In the world of emails, even the tiniest change can turn your okay message into a fantastic one. Tweaking your writing just a tad can be the difference between an important connection pressing the trash icon or actually clicking “Reply.”
As someone who runs an entirely virtual organization with more than 120 staff members, I’ve seen more than my fair share of awesome emails—and totally subpar ones—and have noticed that, a lot of times, the a message’s professionalism (or lack thereof) is what makes me decide whether to help the sender out or not.
So, what are these tiny changes that can make your emails way more professional (and therefore much more likely to get you what you want)? Here are nine key things to keep in mind.
1. Have a Purposeful Subject Line
No matter who you’re emailing, never leave your subject line blank or vague (I’m looking at you, “Question” or “Important Message”). The trick is to be as specific as possible, but to also keep your line around four to nine words. Less is more, but having something there to begin with is crucial—it will tempt the reader to click on your email and help you both find it in your inboxes later.
Your subject line can also be a great place to make it clear what next steps are. Try adding (Need by Tuesday) if there’s a deadline, (Non-urgent) if it’s not time-sensitive, or (No Response Needed) if it’s an FYI email that you don’t need a response to.
2. Write Your Email Backward
You probably know that every email should have a call to action. Whether it’s emailing you back by a certain time or arranging a meeting, you want to make it easy for your reader to know what he or she needs to do next.
But many people stick this in the last sentence of the message. Instead, to make your emails easier to digest, put your specific ask in the first sentence, and then add whatever information you need to back it up in the paragraphs following.
3. Give Context
When giving your call to action, be sure to include some sort of sentence that sets the context of the email (“This is the report we discussed last meeting” or “This is me following up from our event last Monday”).
4. Make Use of Spacing
This definitely seems like a no-brainer, but it’s actually not uncommon to receive emails with no breaks between different paragraphs or new thoughts. Nothing is more obnoxious than receiving an email that looks like a wall of text where the writer didn’t even bother to break down sentences into small, more manageable paragraphs. Make it easy for the reader: Give your email a beginning, a (short) middle, and an end.
5. Stick to a Single Font
Using neon Comic Sans in an email won’t make you memorable, it’ll just make you weird. In other words, always keep the default email font and color. Also, don’t use multiple fonts in your email. This often happens by accident when people are copying and pasting information from other sites, since email clients like Gmail don’t strip the formatting. To avoid this, push “shift + command + v” instead of just “command + v,” which will cause the text to match the formatting in the email.

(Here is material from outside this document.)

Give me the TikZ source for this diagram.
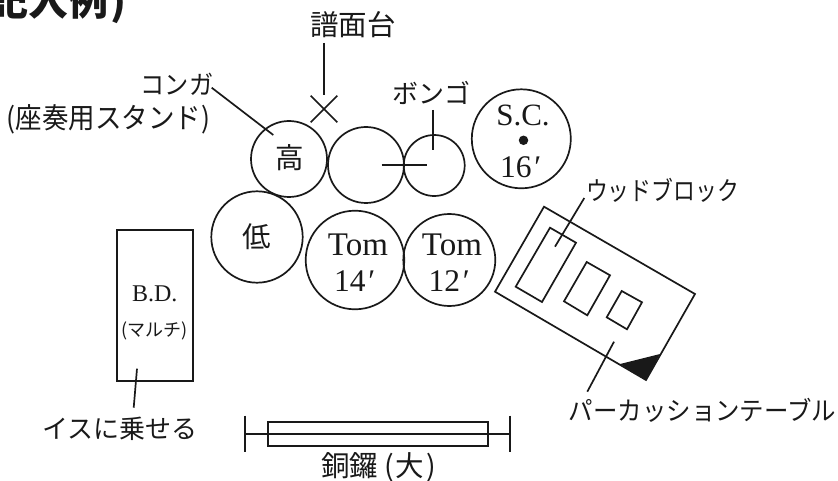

6. Bold or Underline—But Only When Really Needed
If your email contains more than one very important point or question, use bold or underline to make those parts of your message stand out. Just beware of going overboard with font formatting—you don’t want an email that’s entirely italicized, bolded, and underlined, after all.
7. Proofread Everything
Everyone knows to check for spelling and grammar mistakes in emails, but have you checked to make sure dates, event titles, deadlines, and names are spelled correctly? In my case, I always feel slightly annoyed when people put that extra “l” in “Lily” to make it “Lilly.”
8. Keep Your Signature Simple
It’s nice to have a signature that’s more than just your name, but it shouldn’t take up half of the email. Leave out any long quotes, paragraphs with your life story, resume snippets, you get the idea. Just your name, your current position, and one or two ways of contacting you (like an email address and Twitter handle with hyperlinks) are plenty.
Another side note: I’ve seen a surprising number of professionals put religious quotes at the end of their email signatures, and this is definitely something to think carefully about. Remember, you probably don’t know the belief systems of the majority of people you email, and you don’t want someone put off because of something totally within your control.
9. Use BCC When Necessary
Instead of keeping someone who’s no longer part of the conversation on a thread, move that person to BCC (and make sure you let him or her know when you do it!). A simple “Moving [Name] to BCC” at the beginning of the email should suffice to make sure everyone’s on the same page.
Sending great emails is all about mastering the little nuances that your reader may not notice but will subconsciously appreciate. Armed with this list, you’re one step closer to being a master of the inbox.